Якудза, герой старых фильмов, обречен на верную смерть в столкновении с какой-то крупной шайкой, или же на существование еще более одинокое, чем прежде. Но герой современных фильмов о якудза не гибнет в открытой схватке, и это сознание скрашивает его одиночество. Постепенно, при неустанном повторении этой сюжетной линии в нее был введен элемент некой неопределенности, но содержание осталось совершенно ясным: мы вступили в эру, когда борьба маленькой группы людей во имя справедливости с большой организацией уже не обязательно обречена на поражение. Студенческие демонстрации 1960–х годов укрепили эти взгляды.
Новый, непобедимый герой был уже не столь трагичен, но и менее человечен, что нашло отражение в манере игры Нобору Андо, настоящего якудза, который стал кинозвездой в конце 1960–х годов. Андо всегда сохранял серьезное, каменное выражение лица, символическую маску, которая словно должна была показать, что в жизни якудза нет места страху, смеху или чувственным желаниям. Это отнюдь не объяснялось отсутствием актерского опыта — например, знаменитый актер Кодзи Цурута играл роли якудза с тем же выражением лица.

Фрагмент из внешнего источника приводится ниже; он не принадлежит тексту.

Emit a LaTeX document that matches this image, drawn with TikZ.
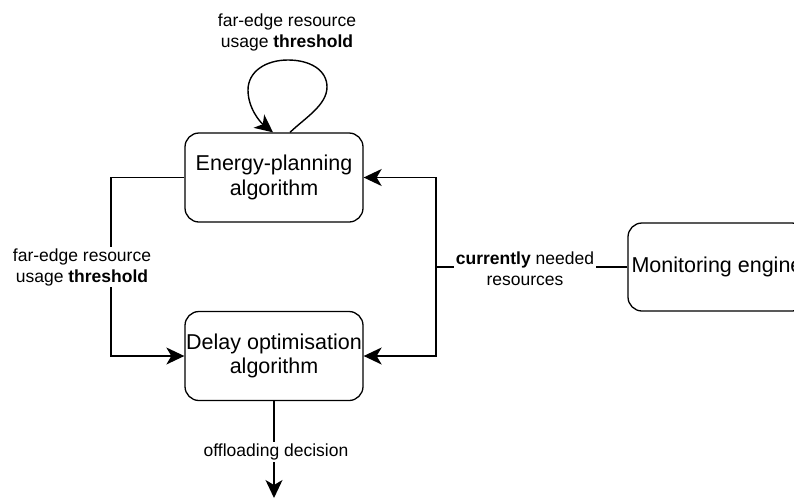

Это выражение отрешенности кажется характерной чертой человека, отказавшегося от более сложных форм общения, остановившего свой выбор на суровой, нарочитой позе того, кто готов умереть в любое время. Так приятие смерти придает известную красоту кровавым заключительным схваткам на мечах, а схватка обретает символический смысл. Битва на мечах всегда была характерной особенностью концовки в фильмах о якудза и «исторической драме». Как уже говорилось, «балетная» стилизация Кабуки в 1920–е годы сменилась более динамичным действием, насилия стало больше, ход сражения был убыстрен для того, чтобы возвысить трагедию «героя-нигилиста», а при этом реализм был принесен в жертву красоте формы. В своих фильмах «Расёмон» и «Семь самураев» («Ситинин но самурай», 1954) Куросава отказался от красоты формы и сделал движения актеров более естественными, они могли метаться в кадре, рассекая воздух мечами. Все это, конечно, прибавило наглядности, но вместе с тем появился и какой-то элемент комизма, который мешал поверить в жестокость человека, убивающего себе подобного. На мой взгляд, подлинными предтечами заключительных схваток в современных фильмах о якудза были такие предвоенные картины, снятые Тому Утидой (1898–1970) в жанре «исторической драмы», как «Кровавая пика Фудзи» («Тияри Фудзи», 1955), «Перевал Дайбосацу» («Дайбосацу тогэ», 1957) и «Цветущий Ёсивара и убийство сотен» («Хана но Ёсивара хякунин гири», 1960).
Первый фильм содержит несколько трагикомических зарисовок попутчиков на дороге в Эдо, неожиданно действие принимает трагический оборот из-за убийства молодого малодушного самурая и следующей за ним мести его старого копьеносца (Тиэдзо Катаока), человека, совершенно неискушенного в военном искусстве. Но гнев, воспламеняющий его, приносит ему победу над профессиональными бойцами на мечах, он набрасывается на них, размахивая копьем во всех направлениях, и убивает их — всех до одного.
Одержимость убийством, охватывающая новичка в военном искусстве, несомненно, продолжает реалистическую линию «Расёмона» Куросавы. Вместе с тем злоба, на которую оказывается способен оруженосец, сосредоточенно и последовательно убивающий своих врагов, — свидетельство еще одного шага, сделанного в кино. Люди умирают в беспорядочной рубке сражения, какой-либо комический элемент отсутствует, эти смерти показаны с холодной силой реализма.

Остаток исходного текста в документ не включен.